Ø Une vague conséquente de crime se développa alors que les pertes conduisaient vers la pénurie, la difficulté financière et la famine.

Ø En mai 1720, quelques 2,6 billions de billets de banques avaient déjà été imprimés.

Ø Law décida de réduire le prix de ses parts de 9.000 à 5.000 livres.

Ø La valeur des billets de livres se vît également réduite de 50%.

Ø Après trois jours de révolte, Law se résigna, et Orléans restaura la valeur des parts et des billets de banque à leur niveau précédent.

Ø Quelques jours plus tard, les limitations quant à la possession d'or et d'argent furent assouplies, mais personne n'en possédait déjà plus.

Ø Les pièces d'or et d'argent ne représentaient plus uniquement que 2% de la monnaie en circulation.

Ø Les pièces furent rationnées et le gouvernement organisa des incendies publics de billets de banques dans l'espoir de restaurer quelque confiance envers ces derniers, démontrant ainsi au public qu'il en réduisait la quantité en circulation. Il est inutile de préciser que tout ceci ne porta aucun fruit.

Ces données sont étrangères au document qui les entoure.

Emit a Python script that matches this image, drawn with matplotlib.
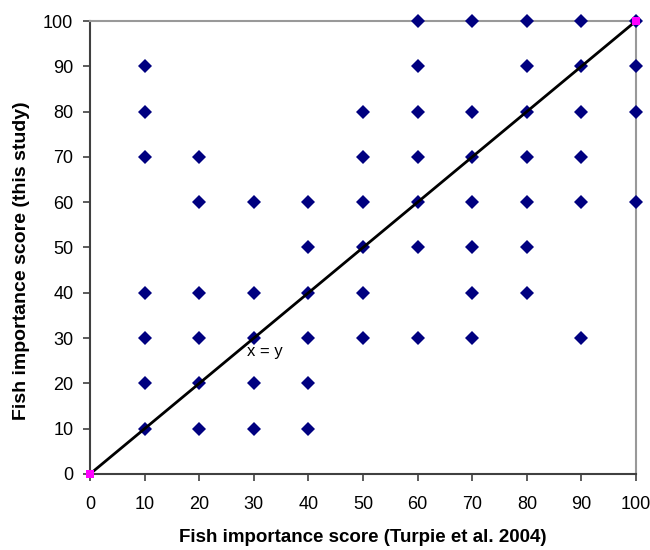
import matplotlib.pyplot as plt
import numpy as np

plt.rcParams['font.family'] = ['Liberation Sans', 'DejaVu Sans']

# scores per Turpie et al. 2004 value (x) -> scores found in this study (y)
turpie_scores = [10, 20, 30, 40, 50, 60, 70, 80, 90, 100]
study_scores = [
    [90, 80, 70, 40, 30, 20, 10],
    [70, 60, 40, 30, 20, 10],
    [60, 40, 30, 20, 10],
    [60, 50, 40, 30, 20, 10],
    [80, 70, 60, 50, 40, 30],
    [100, 90, 80, 70, 60, 50, 30],
    [100, 80, 70, 60, 50, 40, 30],
    [100, 90, 80, 70, 60, 50, 40],
    [100, 90, 80, 70, 60, 30],
    [100, 90, 80, 60],
]
line_x = [0, 100]
line_y = [0, 100]

xs = []
ys = []
for x, col in zip(turpie_scores, study_scores):
    for y in col:
        xs.append(x)
        ys.append(y)

fig = plt.figure(figsize=(6.5, 5.5), dpi=100)
ax = fig.add_axes([0.1385, 0.1382, 0.84, 0.8236])

ax.plot(xs, ys, 'D', color='#000080', markersize=7, markeredgewidth=0, clip_on=False, zorder=3)
ax.plot(line_x, line_y, color='black', lw=2, zorder=4, clip_on=False)
ax.plot(line_x, line_y, 's', color='#ff00ff', markersize=6, markeredgewidth=0, zorder=5, clip_on=False)
ax.text(32, 27, 'x = y', fontsize=12, ha='center', va='center', zorder=6)

ax.set_xlim(0, 100)
ax.set_ylim(0, 100)
ax.set_xticks(np.arange(0, 101, 10))
ax.set_yticks(np.arange(0, 101, 10))
ax.tick_params(direction='out', length=5, width=1.2, color='#404040', labelsize=13)
ax.tick_params(axis='x', pad=11)
ax.tick_params(axis='y', pad=7)

for s in ['left', 'bottom']:
    ax.spines[s].set_color('#404040')
    ax.spines[s].set_linewidth(1.5)
for s in ['top', 'right']:
    ax.spines[s].set_color('#999999')
    ax.spines[s].set_linewidth(1.5)

ax.set_xlabel('Fish importance score (Turpie et al. 2004)', fontsize=13.5, fontweight='bold')
ax.set_ylabel('Fish importance score (this study)', fontsize=14, fontweight='bold')
ax.xaxis.set_label_coords(0.5, -0.1406)
ax.yaxis.set_label_coords(-0.126, 0.47)
ax.xaxis.label.set_va('center')
ax.yaxis.label.set_va('center')

fig.savefig('out.png', dpi=100)
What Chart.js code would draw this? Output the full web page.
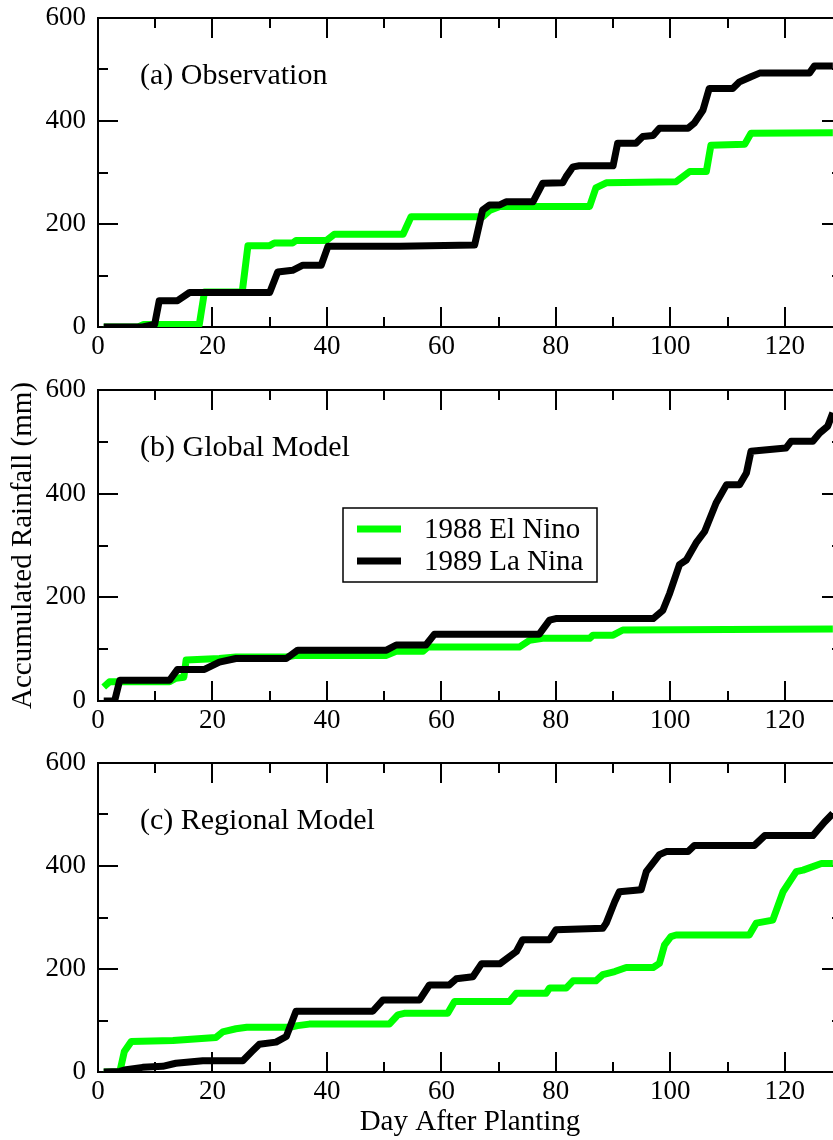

Ø Sur le marché des échanges internationaux, la livre sterling passa de 39 à 92 livres en l'espace de six mois.

Ø De grandes quantités de pièces de cuivre furent produites afin de remplacer le manque de pièces en circulation.

Ø Les banques, cependant, ouvrirent sporadiquement leurs portes à de longues files d'attentes de gens espérant échanger leur monnaie papier contre de l'or ou de l'argent.


Law finit par s’exiler.

Les points communs avec le système global de monnaie fiduciaire que nous connaissons aujourd'hui délivrent une vision d'ensemble sur l'ampleur que cette situation pourrait prendre au cours des années à venir.

L'on peut bien entendu s'imaginer que bon nombre des mesures entreprises par Law ne seraient pas acceptables de nos jours, mais un effondrement global du système monétaire pourrait entraîner bien des surprises.

L'histoire ne se répète que rarement, mais se prend souvent à rimer, pour paraphraser le fameux mot de Mark Twain.

'CAVEAT POSSESSOR CHARTA'

L'auteur désirerait remercier Janet Gleenson pour sa permission à utiliser des informations issues de son livre 'Millionnaire'.